Transformer
Overview
transformer
is pure Go package to facilitate applying Natural Language Processing (NLP) models train/test and inference in Go.
This package is in active mode of building and there are many changes ahead. Hence you can use it with your complete own risk. The package will be considered as stable when version 1.0 is released.
transformer
is heavily inspired by and based on the popular Python HuggingFace Transformers. It's also influenced by Rust version - rust-bert. In fact, all pre-trained models for Rust are compatible to import to this Go transformer
package as both rust-bert
's dependency Pytorch Rust binding - tch-rs
and Go binding gotch
are built with similar principles.
transformer
is part of an ambitious goal (together with tokenizer and gotch) to bring more AI/deep-learning tools to Gophers so that they can stick to the language they love and good at and build faster software in production.
Dependencies
2 main dependencies are:
tokenizer
gotch
Prerequisites and installation
- As this package depends on
gotch
which is a Pytorch C++ API binding for Go, a pre-compiled Libtorch copy (CPU or GPU) should be installed in your machine. Please see gotch installation instruction for detail. - Install package:
go get -u github.com/sugarme/transformer
Basic example
import (
"fmt"
"log"
"github.com/sugarme/gotch"
ts "github.com/sugarme/gotch/tensor"
"github.com/sugarme/tokenizer"
"github.com/sugarme/transformer/bert"
)
func main() {
var config *bert.BertConfig = new(bert.BertConfig)
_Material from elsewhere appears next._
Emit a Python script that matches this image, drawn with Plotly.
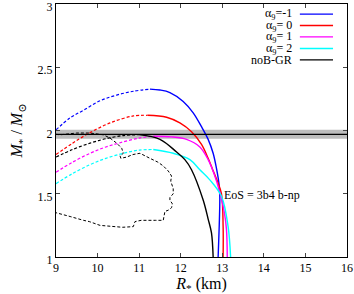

if err := transformer.LoadConfig(config, "bert-base-uncased", nil); err != nil {
log.Fatal(err)
}
var model *bert.BertForMaskedLM = new(bert.BertForMaskedLM)
if err := transformer.LoadModel(model, "bert-base-uncased", config, nil, gotch.CPU); err != nil {
log.Fatal(err)
}
var tk *bert.Tokenizer = bert.NewTokenizer()
if err := tk.Load("bert-base-uncased", nil); err != nil{
log.Fatal(err)
}
sentence1 := "Looks like one [MASK] is missing"
sentence2 := "It was a very nice and [MASK] day"
var input []tokenizer.EncodeInput
input = append(input, tokenizer.NewSingleEncodeInput(tokenizer.NewInputSequence(sentence1)))
input = append(input, tokenizer.NewSingleEncodeInput(tokenizer.NewInputSequence(sentence2)))
encodings, err := tk.EncodeBatch(input, true)
if err != nil {
log.Fatal(err)
}
var maxLen int = 0
for _, en := range encodings {
if len(en.Ids) > maxLen {
maxLen = len(en.Ids)
}
}
var tensors []ts.Tensor
for _, en := range encodings {
var tokInput []int64 = make([]int64, maxLen)
for i := 0; i < len(en.Ids); i++ {
tokInput[i] = int64(en.Ids[i])
}
tensors = append(tensors, ts.TensorFrom(tokInput))
}
inputTensor := ts.MustStack(tensors, 0).MustTo(device, true)
var output ts.Tensor
ts.NoGrad(func() {
output, _, _ = model.ForwardT(inputTensor, ts.None, ts.None, ts.None, ts.None, ts.None, ts.None, false)
})
index1 := output.MustGet(0).MustGet(4).MustArgmax(0, false, false).Int64Values()[0]
index2 := output.MustGet(1).MustGet(7).MustArgmax(0, false, false).Int64Values()[0]
got1, ok := tk.IdToToken(int(index1))
if !ok {
fmt.Printf("Cannot find a corresponding word for the given id (%v) in vocab.\n", index1)
}
got2, ok := tk.IdToToken(int(index2))
if !ok {
fmt.Printf("Cannot find a corresponding word for the given id (%v) in vocab.\n", index2)
}
fmt.Println(got1)
fmt.Println(got2)
// Output:
// person
// pleasant
}
Getting Started
- See pkg.go.dev for detail APIs
License
transformer
is Apache 2.0 licensed.
Acknowledgement
-
This project has been inspired and used many concepts from Python HuggingFace Transformers and Rust version - rust-bert.
-
Pre-trained models and configurations are downloaded remotely from HuggingFace.